Is this the genuine state of man? Is this a condition so desirable that we should be anxious to entail it upon posterity for ever? Is it high treason to enquire whether it may be meliorated? Are we sure that every change from such a situation of things is severely to be deprecated? Is it not worth while to suffer that experiment which shall consist in a gradual, and almost insensible, abolition of such mischievous institutions?

It may not be uninstructive to consider what sort of discourse must be held, or book written, by him who should make himself the champion of political imposture. He cannot avoid secretly wishing that the occasion had never existed. What he undertakes is to lengthen the reign of 'salutary prejudices'. For this end, he must propose to himself the two opposite purposes, of prolonging the deception, and proving that it is necessary to deceive. By whom is it that he intends his book should be read? Chiefly by the governed; the governors need little inducement to continue the system.

But, at the same time that he tells us, we should cherish the mistake as mistake, and the prejudice as prejudice, he is himself lifting the veil, and destroying his own system. While the affair of our superiors and the enlightened is simply to impose upon us, the task is plain and intelligible.

But, the moment they begin to write books, to persuade us that we ought to be willing to be deceived, it may well be suspected that their system is upon the decline.

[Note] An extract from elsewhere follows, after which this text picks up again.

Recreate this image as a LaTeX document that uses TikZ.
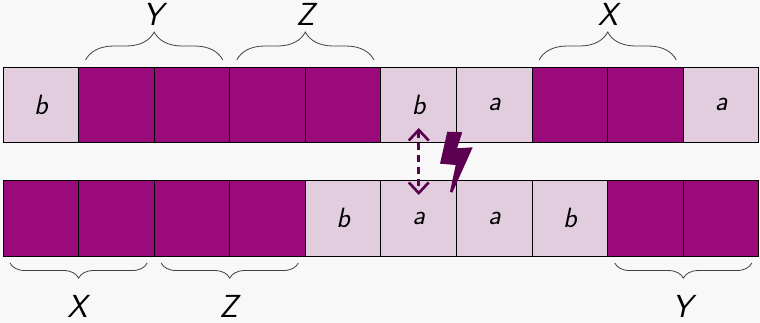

It is not to be wondered at if the greatest genius, and the sincerest and most benevolent champion, should fail in producing a perspicuous or very persuasive treatise, when he undertakes so hopeless a task.

The argument of such a system must, when attentively examined, be the most untenable that can be imagined. It undertakes to prove that we must not be governed by reason. To prove! How prove? Necessarily, from the resources of reason. What can be more contradictory? If I must not trust the conclusions of reason relative to the intrinsic value of things, why trust to your reasons in favour of the benefit of being deceived? You cut up your own argument by the roots. If I must reject the dictates of reason in one point, there can be no possible cause why I should adopt them in another. Moral reasons and inducements, as we have repeatedly shown, consist singly in this, an estimate of consequences. What can supersede this estimate? Not an opposite estimate; for, by the nature of morality, the purpose, in the first instance, is to take into account all the consequences. Not something else, for a consideration of consequences is the only thing with which morality and practical wisdom are directly concerned. The moment I dismiss the information of my own eyes and my own understanding, there is, in all justice, an end to persuasion, expostulation or conviction. There is no presence by which I can disallow the authority of inference and deduction in one instance that will not justify a similar proceeding in every other.

He that, in any case, designedly surrenders the use of his own understanding is condemned to remain for ever at the beck of contingence and caprice, and is even bound in consistency no more to frame his course by the results of demonstration than by the wildest dreams of delirium and insanity.